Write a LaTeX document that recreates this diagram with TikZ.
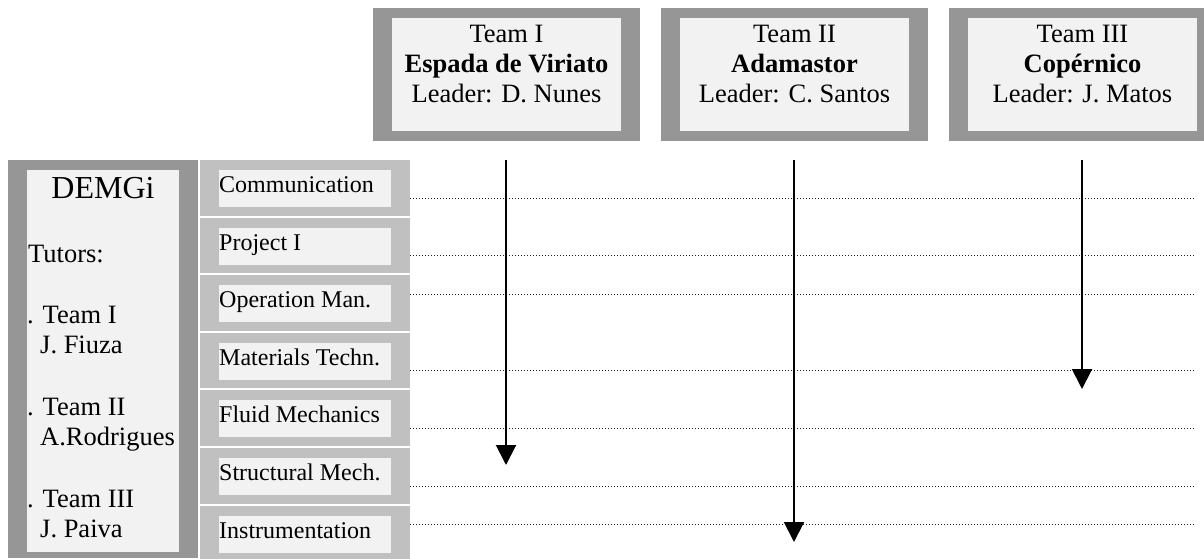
\documentclass[tikz,border=0pt]{standalone}
\usepackage{fontspec}
\setmainfont{Liberation Serif}
\usetikzlibrary{arrows.meta}
\definecolor{framedark}{RGB}{150,150,150}
\definecolor{framelight}{RGB}{192,192,192}
\definecolor{paper}{RGB}{242,242,242}
\begin{document}
\begin{tikzpicture}[x=1pt,y=-1pt,
    teamtext/.style={align=center,inner sep=0pt,font=\fontsize{26.5}{30}\selectfont},
    tutortext/.style={anchor=base west,inner sep=0pt,font=\fontsize{26.5}{30}\selectfont},
    coursetext/.style={anchor=base west,inner sep=0pt,font=\fontsize{24}{28}\selectfont},
    guide/.style={black!85,line width=1pt,dash pattern=on 1pt off 2pt},
    flow/.style={line width=2pt,-{Triangle[length=20pt,width=20pt]},
      preaction={draw=white,line width=4pt,-,shorten >=20pt}}]
  \useasboundingbox (0,0) rectangle (1204,559);
  \clip (0,0) rectangle (1204,559);
  % team boxes
  \foreach \cx in {506.5,794.5,1082.5} {
    \fill[framedark] (\cx-133.5,8) rectangle (\cx+133.5,141);
    \fill[paper] (\cx-114.5,18) rectangle (\cx+114.5,131);
  }
  \node[teamtext] (teamI) at (506.5,64.3) {Team I\\\textbf{Espada de Viriato}\\Leader: D. Nunes};
  \node[teamtext] (teamII) at (794.5,64.3) {Team II\\\textbf{Adamastor}\\Leader: C. Santos};
  \node[teamtext] (teamIII) at (1082.5,64.3) {Team III\\\textbf{Copérnico}\\Leader: J. Matos};
  % department box
  \fill[framedark] (8,160) rectangle (198,558);
  \fill[paper] (27,170) rectangle (179,552);
  \node[anchor=base,inner sep=0pt,font=\fontsize{32}{36}\selectfont] (demgi) at (103,198) {DEMGi};
  \foreach \txt/\x/\y [count=\k] in {Tutors:/28/262, . Team I/27/323, J. Fiuza/40/353,
      . Team II/27/415, A.Rodrigues/40/445, . Team III/27/507, J. Paiva/40/537}
    \node[tutortext] (tutor\k) at (\x,\y) {\txt};
  % courses and guide lines
  \foreach \name/\ly [count=\i from 0] in {Communication/198, Project I/255,
      Operation Man./294, Materials Techn./370, Fluid Mechanics/428,
      Structural Mech./486, Instrumentation/524} {
    \pgfmathsetmacro{\top}{160+57.6*\i}
    \fill[framelight] (200,\top) rectangle (410,\top+55.5);
    \fill[paper] (219,\top+10) rectangle (391,\top+47);
    \node[coursetext] (course\i) at (219,\top+32.5) {\name};
    \draw[guide] (410,\ly) -- (1195,\ly);
  }
  % team progress
  \coordinate (startI) at (506,160);   \coordinate (endI) at (506,465);
  \coordinate (startII) at (794,160);  \coordinate (endII) at (794,542);
  \coordinate (startIII) at (1082,160); \coordinate (endIII) at (1082,389);
  \draw[flow] (startI) -- (endI);
  \draw[flow] (startII) -- (endII);
  \draw[flow] (startIII) -- (endIII);
\end{tikzpicture}
\end{document}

# EXERCISE OBJECTIVE
Omit the pictures and output all of the other material exactly.

# COMPLETED EXERCISE
Write a LaTeX document that recreates this diagram with TikZ.
\documentclass[tikz,border=0pt]{standalone}
\usepackage{fontspec}
\setmainfont{Liberation Serif}
\usetikzlibrary{arrows.meta}
\definecolor{framedark}{RGB}{150,150,150}
\definecolor{framelight}{RGB}{192,192,192}
\definecolor{paper}{RGB}{242,242,242}
\begin{document}
\begin{tikzpicture}[x=1pt,y=-1pt,
    teamtext/.style={align=center,inner sep=0pt,font=\fontsize{26.5}{30}\selectfont},
    tutortext/.style={anchor=base west,inner sep=0pt,font=\fontsize{26.5}{30}\selectfont},
    coursetext/.style={anchor=base west,inner sep=0pt,font=\fontsize{24}{28}\selectfont},
    guide/.style={black!85,line width=1pt,dash pattern=on 1pt off 2pt},
    flow/.style={line width=2pt,-{Triangle[length=20pt,width=20pt]},
      preaction={draw=white,line width=4pt,-,shorten >=20pt}}]
  \useasboundingbox (0,0) rectangle (1204,559);
  \clip (0,0) rectangle (1204,559);
  % team boxes
  \foreach \cx in {506.5,794.5,1082.5} {
    \fill[framedark] (\cx-133.5,8) rectangle (\cx+133.5,141);
    \fill[paper] (\cx-114.5,18) rectangle (\cx+114.5,131);
  }
  \node[teamtext] (teamI) at (506.5,64.3) {Team I\\\textbf{Espada de Viriato}\\Leader: D. Nunes};
  \node[teamtext] (teamII) at (794.5,64.3) {Team II\\\textbf{Adamastor}\\Leader: C. Santos};
  \node[teamtext] (teamIII) at (1082.5,64.3) {Team III\\\textbf{Copérnico}\\Leader: J. Matos};
  % department box
  \fill[framedark] (8,160) rectangle (198,558);
  \fill[paper] (27,170) rectangle (179,552);
  \node[anchor=base,inner sep=0pt,font=\fontsize{32}{36}\selectfont] (demgi) at (103,198) {DEMGi};
  \foreach \txt/\x/\y [count=\k] in {Tutors:/28/262, . Team I/27/323, J. Fiuza/40/353,
      . Team II/27/415, A.Rodrigues/40/445, . Team III/27/507, J. Paiva/40/537}
    \node[tutortext] (tutor\k) at (\x,\y) {\txt};
  % courses and guide lines
  \foreach \name/\ly [count=\i from 0] in {Communication/198, Project I/255,
      Operation Man./294, Materials Techn./370, Fluid Mechanics/428,
      Structural Mech./486, Instrumentation/524} {
    \pgfmathsetmacro{\top}{160+57.6*\i}
    \fill[framelight] (200,\top) rectangle (410,\top+55.5);
    \fill[paper] (219,\top+10) rectangle (391,\top+47);
    \node[coursetext] (course\i) at (219,\top+32.5) {\name};
    \draw[guide] (410,\ly) -- (1195,\ly);
  }
  % team progress
  \coordinate (startI) at (506,160);   \coordinate (endI) at (506,465);
  \coordinate (startII) at (794,160);  \coordinate (endII) at (794,542);
  \coordinate (startIII) at (1082,160); \coordinate (endIII) at (1082,389);
  \draw[flow] (startI) -- (endI);
  \draw[flow] (startII) -- (endII);
  \draw[flow] (startIII) -- (endIII);
\end{tikzpicture}
\end{document}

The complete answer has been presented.